[Source data]
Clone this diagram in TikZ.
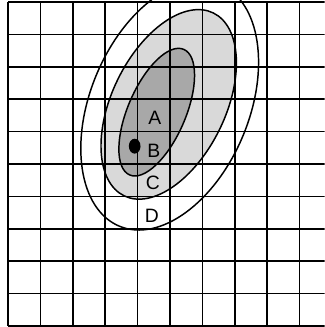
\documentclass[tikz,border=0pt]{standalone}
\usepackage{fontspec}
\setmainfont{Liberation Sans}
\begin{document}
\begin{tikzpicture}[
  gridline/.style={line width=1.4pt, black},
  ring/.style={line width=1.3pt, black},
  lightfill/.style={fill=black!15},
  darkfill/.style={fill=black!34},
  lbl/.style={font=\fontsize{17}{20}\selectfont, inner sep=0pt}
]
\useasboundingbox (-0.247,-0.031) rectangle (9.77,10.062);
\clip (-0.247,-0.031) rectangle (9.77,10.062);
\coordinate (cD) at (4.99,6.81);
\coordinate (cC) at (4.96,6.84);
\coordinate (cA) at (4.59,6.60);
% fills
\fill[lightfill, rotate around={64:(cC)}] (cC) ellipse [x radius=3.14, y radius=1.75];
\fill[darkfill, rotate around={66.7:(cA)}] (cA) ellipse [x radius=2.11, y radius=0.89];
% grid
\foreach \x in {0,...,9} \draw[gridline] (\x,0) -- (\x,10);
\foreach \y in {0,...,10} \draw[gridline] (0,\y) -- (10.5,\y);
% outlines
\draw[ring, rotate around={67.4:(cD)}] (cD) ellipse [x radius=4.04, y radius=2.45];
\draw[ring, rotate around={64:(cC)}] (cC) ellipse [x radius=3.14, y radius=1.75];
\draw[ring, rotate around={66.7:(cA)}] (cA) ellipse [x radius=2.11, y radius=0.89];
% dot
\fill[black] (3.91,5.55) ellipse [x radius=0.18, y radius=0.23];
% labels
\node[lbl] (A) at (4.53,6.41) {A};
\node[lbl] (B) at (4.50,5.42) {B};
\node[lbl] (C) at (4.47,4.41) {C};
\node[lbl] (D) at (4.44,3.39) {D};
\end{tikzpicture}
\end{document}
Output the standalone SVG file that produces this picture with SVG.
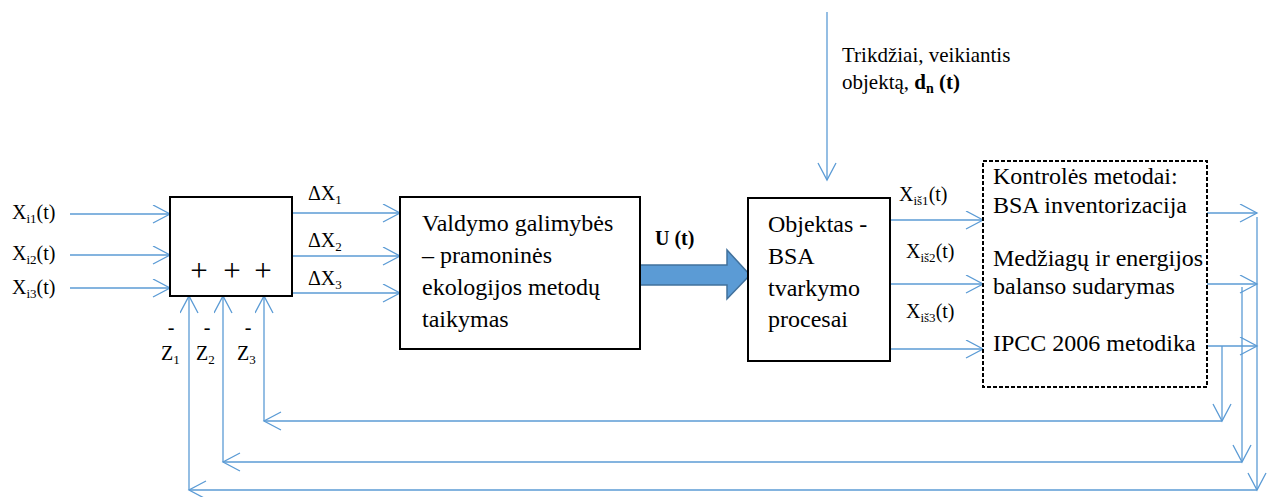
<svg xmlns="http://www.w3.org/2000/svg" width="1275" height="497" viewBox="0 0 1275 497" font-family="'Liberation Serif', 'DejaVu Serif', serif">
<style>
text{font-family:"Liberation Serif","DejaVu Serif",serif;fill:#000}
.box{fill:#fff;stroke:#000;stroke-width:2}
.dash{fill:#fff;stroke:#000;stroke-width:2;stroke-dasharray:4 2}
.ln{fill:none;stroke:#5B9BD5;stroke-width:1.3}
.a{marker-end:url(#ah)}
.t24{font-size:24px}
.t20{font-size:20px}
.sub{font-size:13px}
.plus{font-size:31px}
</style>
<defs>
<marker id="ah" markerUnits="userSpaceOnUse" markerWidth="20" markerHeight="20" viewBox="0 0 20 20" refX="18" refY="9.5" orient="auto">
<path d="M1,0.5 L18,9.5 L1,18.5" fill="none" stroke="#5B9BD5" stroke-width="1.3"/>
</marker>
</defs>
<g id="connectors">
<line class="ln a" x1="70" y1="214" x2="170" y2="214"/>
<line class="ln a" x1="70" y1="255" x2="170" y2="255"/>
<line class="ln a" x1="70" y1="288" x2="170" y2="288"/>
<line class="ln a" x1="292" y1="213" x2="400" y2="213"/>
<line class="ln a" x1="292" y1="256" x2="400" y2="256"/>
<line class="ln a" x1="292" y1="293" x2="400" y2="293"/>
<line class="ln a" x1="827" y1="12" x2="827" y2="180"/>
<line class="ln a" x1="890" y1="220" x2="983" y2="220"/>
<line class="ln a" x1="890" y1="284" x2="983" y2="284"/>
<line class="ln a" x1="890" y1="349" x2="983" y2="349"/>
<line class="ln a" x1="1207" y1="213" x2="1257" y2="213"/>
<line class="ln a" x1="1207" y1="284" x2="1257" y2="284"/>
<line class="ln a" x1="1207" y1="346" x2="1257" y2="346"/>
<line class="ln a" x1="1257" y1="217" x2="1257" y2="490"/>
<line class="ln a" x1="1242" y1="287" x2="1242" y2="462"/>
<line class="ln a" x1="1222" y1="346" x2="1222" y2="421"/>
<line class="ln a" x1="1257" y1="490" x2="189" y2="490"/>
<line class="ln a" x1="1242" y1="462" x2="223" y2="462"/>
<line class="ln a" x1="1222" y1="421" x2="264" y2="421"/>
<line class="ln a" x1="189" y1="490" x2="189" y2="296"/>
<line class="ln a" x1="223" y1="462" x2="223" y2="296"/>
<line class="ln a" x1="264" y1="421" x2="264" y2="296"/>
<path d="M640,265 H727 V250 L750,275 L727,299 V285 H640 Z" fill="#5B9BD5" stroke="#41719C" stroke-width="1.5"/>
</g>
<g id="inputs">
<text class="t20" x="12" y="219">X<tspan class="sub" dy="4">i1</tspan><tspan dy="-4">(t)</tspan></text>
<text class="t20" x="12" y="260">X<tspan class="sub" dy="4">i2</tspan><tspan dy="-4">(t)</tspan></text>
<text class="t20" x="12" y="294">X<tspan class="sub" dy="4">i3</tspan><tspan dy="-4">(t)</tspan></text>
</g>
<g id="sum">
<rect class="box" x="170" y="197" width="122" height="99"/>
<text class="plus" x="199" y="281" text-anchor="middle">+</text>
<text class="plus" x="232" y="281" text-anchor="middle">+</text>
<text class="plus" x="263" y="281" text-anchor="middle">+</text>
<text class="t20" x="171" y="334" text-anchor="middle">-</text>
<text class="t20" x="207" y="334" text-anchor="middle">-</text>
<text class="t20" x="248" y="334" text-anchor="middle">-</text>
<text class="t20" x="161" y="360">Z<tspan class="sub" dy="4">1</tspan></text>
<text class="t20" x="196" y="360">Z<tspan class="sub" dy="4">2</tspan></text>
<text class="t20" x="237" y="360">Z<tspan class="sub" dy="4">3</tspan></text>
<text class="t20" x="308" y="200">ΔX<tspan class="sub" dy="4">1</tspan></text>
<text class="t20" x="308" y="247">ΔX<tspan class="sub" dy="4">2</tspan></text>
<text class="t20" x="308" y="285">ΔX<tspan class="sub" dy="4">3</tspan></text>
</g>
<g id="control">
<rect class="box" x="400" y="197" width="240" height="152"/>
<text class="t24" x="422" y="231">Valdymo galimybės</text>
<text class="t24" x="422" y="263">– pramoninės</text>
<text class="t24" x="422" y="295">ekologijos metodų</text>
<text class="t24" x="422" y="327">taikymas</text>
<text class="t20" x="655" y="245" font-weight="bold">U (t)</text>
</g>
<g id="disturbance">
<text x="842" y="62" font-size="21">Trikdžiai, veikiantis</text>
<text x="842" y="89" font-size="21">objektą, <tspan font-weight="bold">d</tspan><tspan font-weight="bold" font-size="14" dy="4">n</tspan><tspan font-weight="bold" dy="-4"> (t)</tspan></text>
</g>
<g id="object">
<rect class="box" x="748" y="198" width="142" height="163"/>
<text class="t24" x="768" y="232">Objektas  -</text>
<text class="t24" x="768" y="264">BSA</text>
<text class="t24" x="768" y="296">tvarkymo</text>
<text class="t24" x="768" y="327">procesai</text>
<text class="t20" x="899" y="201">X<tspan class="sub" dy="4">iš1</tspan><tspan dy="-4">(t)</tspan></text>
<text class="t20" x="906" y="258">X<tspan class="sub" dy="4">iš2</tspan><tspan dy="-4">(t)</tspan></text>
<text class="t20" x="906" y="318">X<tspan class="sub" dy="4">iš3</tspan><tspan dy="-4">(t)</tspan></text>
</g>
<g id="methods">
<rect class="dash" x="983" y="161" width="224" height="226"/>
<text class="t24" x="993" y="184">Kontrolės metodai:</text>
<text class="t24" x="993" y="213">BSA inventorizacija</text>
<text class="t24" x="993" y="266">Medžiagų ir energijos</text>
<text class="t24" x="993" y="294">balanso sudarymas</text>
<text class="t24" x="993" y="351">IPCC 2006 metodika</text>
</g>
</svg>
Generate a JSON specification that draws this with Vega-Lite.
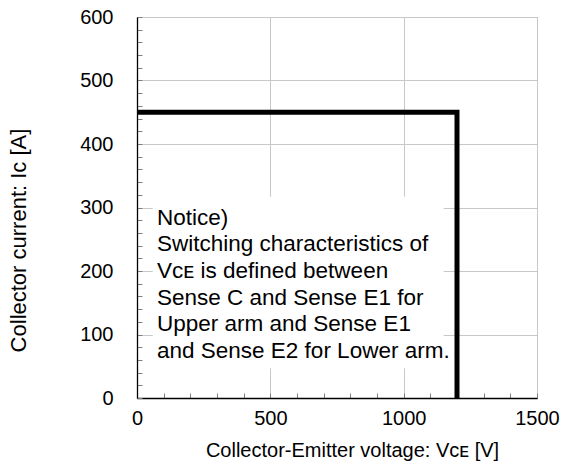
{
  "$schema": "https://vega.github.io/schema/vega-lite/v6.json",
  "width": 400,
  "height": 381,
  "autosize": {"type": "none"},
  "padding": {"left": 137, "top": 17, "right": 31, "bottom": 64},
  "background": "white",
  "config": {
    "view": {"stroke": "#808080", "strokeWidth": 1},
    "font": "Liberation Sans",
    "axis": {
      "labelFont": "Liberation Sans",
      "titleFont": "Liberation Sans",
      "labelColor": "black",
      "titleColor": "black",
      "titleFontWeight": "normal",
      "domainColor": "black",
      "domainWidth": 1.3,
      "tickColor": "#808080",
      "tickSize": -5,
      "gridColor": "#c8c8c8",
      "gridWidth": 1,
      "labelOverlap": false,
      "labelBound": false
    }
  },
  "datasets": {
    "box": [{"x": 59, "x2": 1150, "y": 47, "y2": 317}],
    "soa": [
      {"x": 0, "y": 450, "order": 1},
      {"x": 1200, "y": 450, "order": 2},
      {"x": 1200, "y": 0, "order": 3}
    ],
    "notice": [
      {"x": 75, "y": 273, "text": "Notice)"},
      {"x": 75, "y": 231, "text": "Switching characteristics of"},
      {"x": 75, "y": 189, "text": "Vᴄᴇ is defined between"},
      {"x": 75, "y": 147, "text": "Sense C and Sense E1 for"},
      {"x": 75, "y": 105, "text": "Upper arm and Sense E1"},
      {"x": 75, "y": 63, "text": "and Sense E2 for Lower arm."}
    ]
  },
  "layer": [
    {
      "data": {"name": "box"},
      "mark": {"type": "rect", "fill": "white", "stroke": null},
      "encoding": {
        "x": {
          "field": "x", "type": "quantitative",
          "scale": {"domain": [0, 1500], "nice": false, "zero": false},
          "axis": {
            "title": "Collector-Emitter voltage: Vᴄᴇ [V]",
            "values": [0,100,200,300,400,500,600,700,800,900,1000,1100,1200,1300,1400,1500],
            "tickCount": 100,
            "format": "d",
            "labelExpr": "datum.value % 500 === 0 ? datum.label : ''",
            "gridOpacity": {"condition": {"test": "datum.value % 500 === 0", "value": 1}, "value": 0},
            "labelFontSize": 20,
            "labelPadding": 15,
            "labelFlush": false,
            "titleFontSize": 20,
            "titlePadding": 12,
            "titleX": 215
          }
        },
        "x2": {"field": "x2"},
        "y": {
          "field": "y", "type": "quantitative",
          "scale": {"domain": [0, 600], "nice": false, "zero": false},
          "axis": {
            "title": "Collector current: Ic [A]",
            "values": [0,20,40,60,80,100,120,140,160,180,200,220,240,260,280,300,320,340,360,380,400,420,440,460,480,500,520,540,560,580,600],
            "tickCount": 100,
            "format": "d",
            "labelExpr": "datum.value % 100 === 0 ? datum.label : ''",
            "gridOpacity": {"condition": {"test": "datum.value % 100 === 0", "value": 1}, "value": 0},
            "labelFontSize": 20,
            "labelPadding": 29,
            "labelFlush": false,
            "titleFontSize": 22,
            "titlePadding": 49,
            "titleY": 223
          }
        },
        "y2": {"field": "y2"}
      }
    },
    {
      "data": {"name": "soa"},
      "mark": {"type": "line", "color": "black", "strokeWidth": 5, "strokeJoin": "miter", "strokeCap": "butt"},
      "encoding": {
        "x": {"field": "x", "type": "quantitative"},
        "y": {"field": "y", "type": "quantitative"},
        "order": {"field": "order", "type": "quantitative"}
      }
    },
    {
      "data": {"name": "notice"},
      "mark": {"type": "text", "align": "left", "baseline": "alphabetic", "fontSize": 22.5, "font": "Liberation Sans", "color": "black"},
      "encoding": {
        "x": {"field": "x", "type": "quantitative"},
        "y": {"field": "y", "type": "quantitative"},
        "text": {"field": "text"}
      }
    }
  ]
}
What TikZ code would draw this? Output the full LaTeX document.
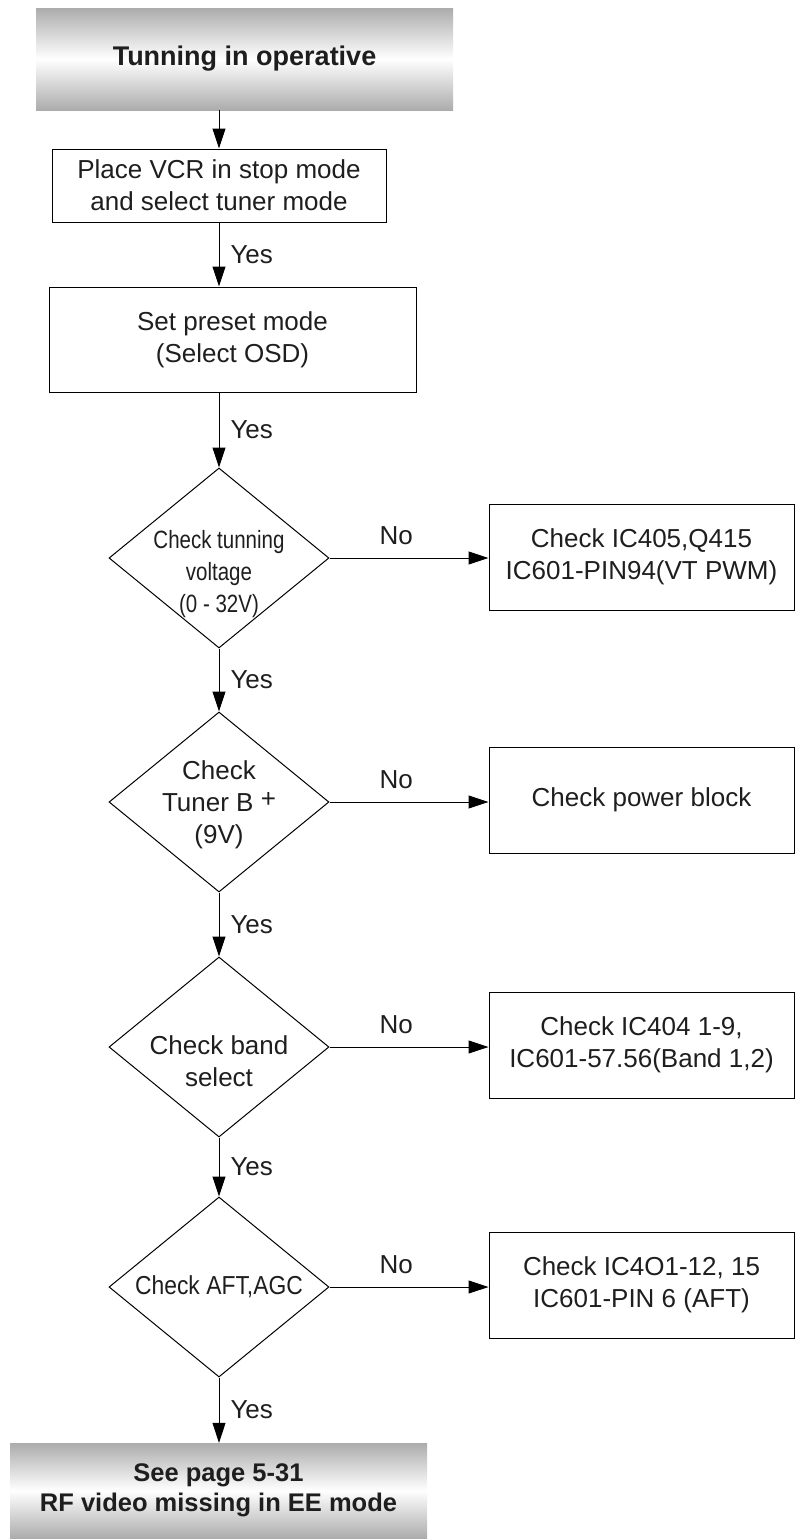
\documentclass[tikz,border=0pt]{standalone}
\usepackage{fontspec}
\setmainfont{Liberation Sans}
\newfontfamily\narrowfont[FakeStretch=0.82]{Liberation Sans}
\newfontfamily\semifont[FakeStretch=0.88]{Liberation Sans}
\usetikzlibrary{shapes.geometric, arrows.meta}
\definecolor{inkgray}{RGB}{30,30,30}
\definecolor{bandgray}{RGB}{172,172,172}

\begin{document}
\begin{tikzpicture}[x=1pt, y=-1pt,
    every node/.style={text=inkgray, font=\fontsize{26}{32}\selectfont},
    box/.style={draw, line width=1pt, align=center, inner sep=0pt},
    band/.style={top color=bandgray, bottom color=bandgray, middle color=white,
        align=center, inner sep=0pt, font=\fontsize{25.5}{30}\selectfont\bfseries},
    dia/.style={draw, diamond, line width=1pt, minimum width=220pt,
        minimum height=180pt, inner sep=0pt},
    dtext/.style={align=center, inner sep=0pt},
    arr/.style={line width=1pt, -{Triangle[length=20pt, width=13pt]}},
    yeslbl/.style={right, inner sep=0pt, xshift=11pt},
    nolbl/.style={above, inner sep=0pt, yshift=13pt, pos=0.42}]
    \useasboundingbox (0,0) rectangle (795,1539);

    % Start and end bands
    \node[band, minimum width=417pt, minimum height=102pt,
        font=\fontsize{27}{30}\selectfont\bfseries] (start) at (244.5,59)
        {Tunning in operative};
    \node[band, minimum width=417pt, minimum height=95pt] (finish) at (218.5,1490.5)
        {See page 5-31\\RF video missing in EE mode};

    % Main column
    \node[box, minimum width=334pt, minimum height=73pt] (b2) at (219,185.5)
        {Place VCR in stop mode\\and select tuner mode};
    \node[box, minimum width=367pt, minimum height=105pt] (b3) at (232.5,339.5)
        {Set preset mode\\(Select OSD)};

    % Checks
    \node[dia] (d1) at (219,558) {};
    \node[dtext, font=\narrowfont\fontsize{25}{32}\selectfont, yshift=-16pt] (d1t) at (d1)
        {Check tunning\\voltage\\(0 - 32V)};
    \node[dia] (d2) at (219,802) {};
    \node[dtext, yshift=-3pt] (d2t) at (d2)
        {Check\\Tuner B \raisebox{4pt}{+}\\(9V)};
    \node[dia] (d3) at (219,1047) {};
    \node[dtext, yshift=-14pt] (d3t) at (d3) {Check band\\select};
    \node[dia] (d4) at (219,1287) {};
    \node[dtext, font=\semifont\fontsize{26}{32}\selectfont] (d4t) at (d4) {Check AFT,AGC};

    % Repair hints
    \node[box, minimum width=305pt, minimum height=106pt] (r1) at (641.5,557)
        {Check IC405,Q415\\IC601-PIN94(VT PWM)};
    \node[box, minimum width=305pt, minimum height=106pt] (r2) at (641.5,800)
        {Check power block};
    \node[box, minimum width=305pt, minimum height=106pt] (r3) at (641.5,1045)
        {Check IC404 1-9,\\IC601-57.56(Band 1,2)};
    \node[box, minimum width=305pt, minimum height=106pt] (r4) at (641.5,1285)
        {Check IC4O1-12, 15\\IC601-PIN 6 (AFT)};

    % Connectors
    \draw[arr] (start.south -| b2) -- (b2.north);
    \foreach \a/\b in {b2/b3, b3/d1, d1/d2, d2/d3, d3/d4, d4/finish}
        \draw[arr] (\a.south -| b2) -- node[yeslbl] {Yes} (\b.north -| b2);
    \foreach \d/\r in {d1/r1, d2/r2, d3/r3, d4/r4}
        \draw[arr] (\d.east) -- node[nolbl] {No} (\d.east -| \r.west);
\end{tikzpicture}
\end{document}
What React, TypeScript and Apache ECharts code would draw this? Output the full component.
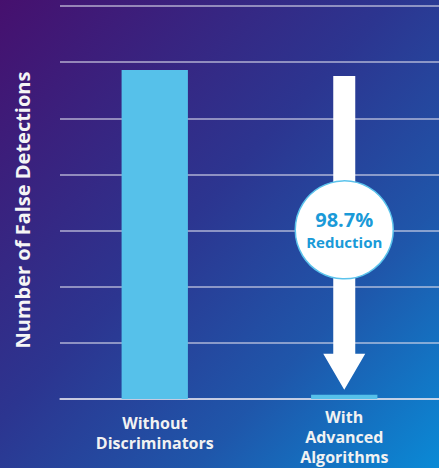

PROBLEM TO WORK ON -
Select, from the listing, all lines that include the word "What".

ANSWER BELOW -
What TikZ code would draw this? Output the full LaTeX document.
What React, TypeScript and Apache ECharts code would draw this? Output the full component.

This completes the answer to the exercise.